* [MATERIAL PROVIDED]:
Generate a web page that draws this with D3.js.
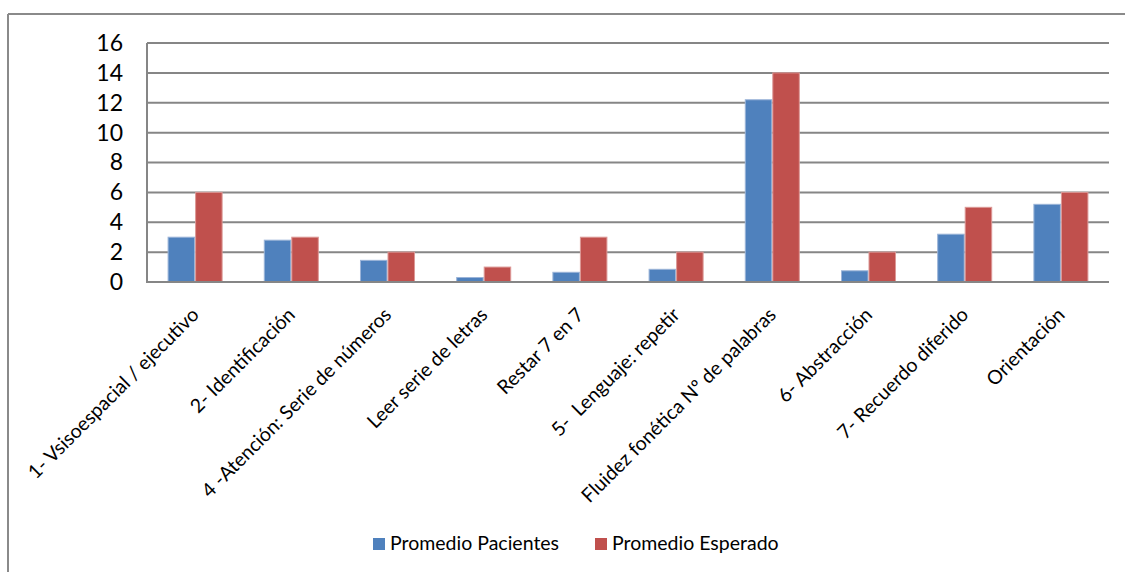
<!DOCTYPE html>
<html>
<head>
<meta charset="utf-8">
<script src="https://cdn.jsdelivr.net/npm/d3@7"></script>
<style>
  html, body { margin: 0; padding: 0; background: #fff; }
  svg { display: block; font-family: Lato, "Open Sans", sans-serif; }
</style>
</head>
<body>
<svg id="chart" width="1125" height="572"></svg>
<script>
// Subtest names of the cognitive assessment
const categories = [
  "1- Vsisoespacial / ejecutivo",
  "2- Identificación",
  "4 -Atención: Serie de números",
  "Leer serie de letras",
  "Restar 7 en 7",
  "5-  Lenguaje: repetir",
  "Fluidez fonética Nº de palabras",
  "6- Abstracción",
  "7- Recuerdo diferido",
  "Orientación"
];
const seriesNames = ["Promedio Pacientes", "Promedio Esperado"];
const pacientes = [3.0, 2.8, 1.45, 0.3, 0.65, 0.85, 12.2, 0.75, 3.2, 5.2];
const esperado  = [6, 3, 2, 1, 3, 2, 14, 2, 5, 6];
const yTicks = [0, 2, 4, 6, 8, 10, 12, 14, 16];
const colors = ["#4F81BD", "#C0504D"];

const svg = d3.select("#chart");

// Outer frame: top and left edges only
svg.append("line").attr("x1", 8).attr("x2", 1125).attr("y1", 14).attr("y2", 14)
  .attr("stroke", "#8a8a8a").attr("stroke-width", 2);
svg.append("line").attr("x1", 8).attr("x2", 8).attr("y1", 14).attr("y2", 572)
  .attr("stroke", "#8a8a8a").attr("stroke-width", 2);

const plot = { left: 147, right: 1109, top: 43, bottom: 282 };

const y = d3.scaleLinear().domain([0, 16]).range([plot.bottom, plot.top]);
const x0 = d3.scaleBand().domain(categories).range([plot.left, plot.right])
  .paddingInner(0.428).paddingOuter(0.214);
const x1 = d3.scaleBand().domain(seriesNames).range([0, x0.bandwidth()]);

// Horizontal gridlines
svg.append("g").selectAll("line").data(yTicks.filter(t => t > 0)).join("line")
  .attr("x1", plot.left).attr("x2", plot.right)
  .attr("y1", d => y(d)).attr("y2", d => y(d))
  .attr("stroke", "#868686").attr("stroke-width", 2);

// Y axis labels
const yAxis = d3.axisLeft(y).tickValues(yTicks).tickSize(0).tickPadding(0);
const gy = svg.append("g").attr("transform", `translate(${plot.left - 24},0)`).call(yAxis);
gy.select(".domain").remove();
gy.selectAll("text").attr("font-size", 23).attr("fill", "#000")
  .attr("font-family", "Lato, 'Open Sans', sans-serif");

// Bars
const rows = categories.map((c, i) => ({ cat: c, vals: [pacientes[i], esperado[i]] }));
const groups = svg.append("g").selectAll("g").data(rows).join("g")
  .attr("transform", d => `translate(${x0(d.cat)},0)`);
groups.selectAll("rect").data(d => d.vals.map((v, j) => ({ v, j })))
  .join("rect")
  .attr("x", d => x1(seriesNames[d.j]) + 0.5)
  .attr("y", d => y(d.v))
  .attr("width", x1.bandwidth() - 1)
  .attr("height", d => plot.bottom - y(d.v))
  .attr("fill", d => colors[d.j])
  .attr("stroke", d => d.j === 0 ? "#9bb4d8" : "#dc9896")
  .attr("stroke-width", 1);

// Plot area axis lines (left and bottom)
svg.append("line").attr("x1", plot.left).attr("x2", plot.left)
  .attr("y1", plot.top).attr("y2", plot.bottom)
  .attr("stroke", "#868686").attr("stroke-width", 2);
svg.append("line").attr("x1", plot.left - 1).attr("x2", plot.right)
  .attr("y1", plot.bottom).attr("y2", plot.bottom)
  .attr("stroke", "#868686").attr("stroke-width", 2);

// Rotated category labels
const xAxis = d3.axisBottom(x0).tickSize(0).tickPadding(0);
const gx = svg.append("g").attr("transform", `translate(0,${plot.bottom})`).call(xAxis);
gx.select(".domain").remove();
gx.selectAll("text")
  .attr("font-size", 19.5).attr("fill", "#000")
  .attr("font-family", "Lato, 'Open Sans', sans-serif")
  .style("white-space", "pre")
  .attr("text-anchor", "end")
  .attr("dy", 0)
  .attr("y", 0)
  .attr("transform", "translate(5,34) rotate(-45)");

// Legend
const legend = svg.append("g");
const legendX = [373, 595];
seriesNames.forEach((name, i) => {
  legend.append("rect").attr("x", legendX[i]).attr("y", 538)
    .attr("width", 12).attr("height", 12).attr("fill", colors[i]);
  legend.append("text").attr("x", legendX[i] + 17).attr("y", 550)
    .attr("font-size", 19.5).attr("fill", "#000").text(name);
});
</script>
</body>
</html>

* [WHAT THE TASK ASKS]: Transcribe the material exactly, keeping every word and none of the pictures.

* [TASK RESPONSE]:
Generate a web page that draws this with D3.js.
<!DOCTYPE html>
<html>
<head>
<meta charset="utf-8">
<script src="https://cdn.jsdelivr.net/npm/d3@7"></script>
<style>
  html, body { margin: 0; padding: 0; background: #fff; }
  svg { display: block; font-family: Lato, "Open Sans", sans-serif; }
</style>
</head>
<body>
<svg id="chart" width="1125" height="572"></svg>
<script>
// Subtest names of the cognitive assessment
const categories = [
  "1- Vsisoespacial / ejecutivo",
  "2- Identificación",
  "4 -Atención: Serie de números",
  "Leer serie de letras",
  "Restar 7 en 7",
  "5-  Lenguaje: repetir",
  "Fluidez fonética Nº de palabras",
  "6- Abstracción",
  "7- Recuerdo diferido",
  "Orientación"
];
const seriesNames = ["Promedio Pacientes", "Promedio Esperado"];
const pacientes = [3.0, 2.8, 1.45, 0.3, 0.65, 0.85, 12.2, 0.75, 3.2, 5.2];
const esperado  = [6, 3, 2, 1, 3, 2, 14, 2, 5, 6];
const yTicks = [0, 2, 4, 6, 8, 10, 12, 14, 16];
const colors = ["#4F81BD", "#C0504D"];

const svg = d3.select("#chart");

// Outer frame: top and left edges only
svg.append("line").attr("x1", 8).attr("x2", 1125).attr("y1", 14).attr("y2", 14)
  .attr("stroke", "#8a8a8a").attr("stroke-width", 2);
svg.append("line").attr("x1", 8).attr("x2", 8).attr("y1", 14).attr("y2", 572)
  .attr("stroke", "#8a8a8a").attr("stroke-width", 2);

const plot = { left: 147, right: 1109, top: 43, bottom: 282 };

const y = d3.scaleLinear().domain([0, 16]).range([plot.bottom, plot.top]);
const x0 = d3.scaleBand().domain(categories).range([plot.left, plot.right])
  .paddingInner(0.428).paddingOuter(0.214);
const x1 = d3.scaleBand().domain(seriesNames).range([0, x0.bandwidth()]);

// Horizontal gridlines
svg.append("g").selectAll("line").data(yTicks.filter(t => t > 0)).join("line")
  .attr("x1", plot.left).attr("x2", plot.right)
  .attr("y1", d => y(d)).attr("y2", d => y(d))
  .attr("stroke", "#868686").attr("stroke-width", 2);

// Y axis labels
const yAxis = d3.axisLeft(y).tickValues(yTicks).tickSize(0).tickPadding(0);
const gy = svg.append("g").attr("transform", `translate(${plot.left - 24},0)`).call(yAxis);
gy.select(".domain").remove();
gy.selectAll("text").attr("font-size", 23).attr("fill", "#000")
  .attr("font-family", "Lato, 'Open Sans', sans-serif");

// Bars
const rows = categories.map((c, i) => ({ cat: c, vals: [pacientes[i], esperado[i]] }));
const groups = svg.append("g").selectAll("g").data(rows).join("g")
  .attr("transform", d => `translate(${x0(d.cat)},0)`);
groups.selectAll("rect").data(d => d.vals.map((v, j) => ({ v, j })))
  .join("rect")
  .attr("x", d => x1(seriesNames[d.j]) + 0.5)
  .attr("y", d => y(d.v))
  .attr("width", x1.bandwidth() - 1)
  .attr("height", d => plot.bottom - y(d.v))
  .attr("fill", d => colors[d.j])
  .attr("stroke", d => d.j === 0 ? "#9bb4d8" : "#dc9896")
  .attr("stroke-width", 1);

// Plot area axis lines (left and bottom)
svg.append("line").attr("x1", plot.left).attr("x2", plot.left)
  .attr("y1", plot.top).attr("y2", plot.bottom)
  .attr("stroke", "#868686").attr("stroke-width", 2);
svg.append("line").attr("x1", plot.left - 1).attr("x2", plot.right)
  .attr("y1", plot.bottom).attr("y2", plot.bottom)
  .attr("stroke", "#868686").attr("stroke-width", 2);

// Rotated category labels
const xAxis = d3.axisBottom(x0).tickSize(0).tickPadding(0);
const gx = svg.append("g").attr("transform", `translate(0,${plot.bottom})`).call(xAxis);
gx.select(".domain").remove();
gx.selectAll("text")
  .attr("font-size", 19.5).attr("fill", "#000")
  .attr("font-family", "Lato, 'Open Sans', sans-serif")
  .style("white-space", "pre")
  .attr("text-anchor", "end")
  .attr("dy", 0)
  .attr("y", 0)
  .attr("transform", "translate(5,34) rotate(-45)");

// Legend
const legend = svg.append("g");
const legendX = [373, 595];
seriesNames.forEach((name, i) => {
  legend.append("rect").attr("x", legendX[i]).attr("y", 538)
    .attr("width", 12).attr("height", 12).attr("fill", colors[i]);
  legend.append("text").attr("x", legendX[i] + 17).attr("y", 550)
    .attr("font-size", 19.5).attr("fill", "#000").text(name);
});
</script>
</body>
</html>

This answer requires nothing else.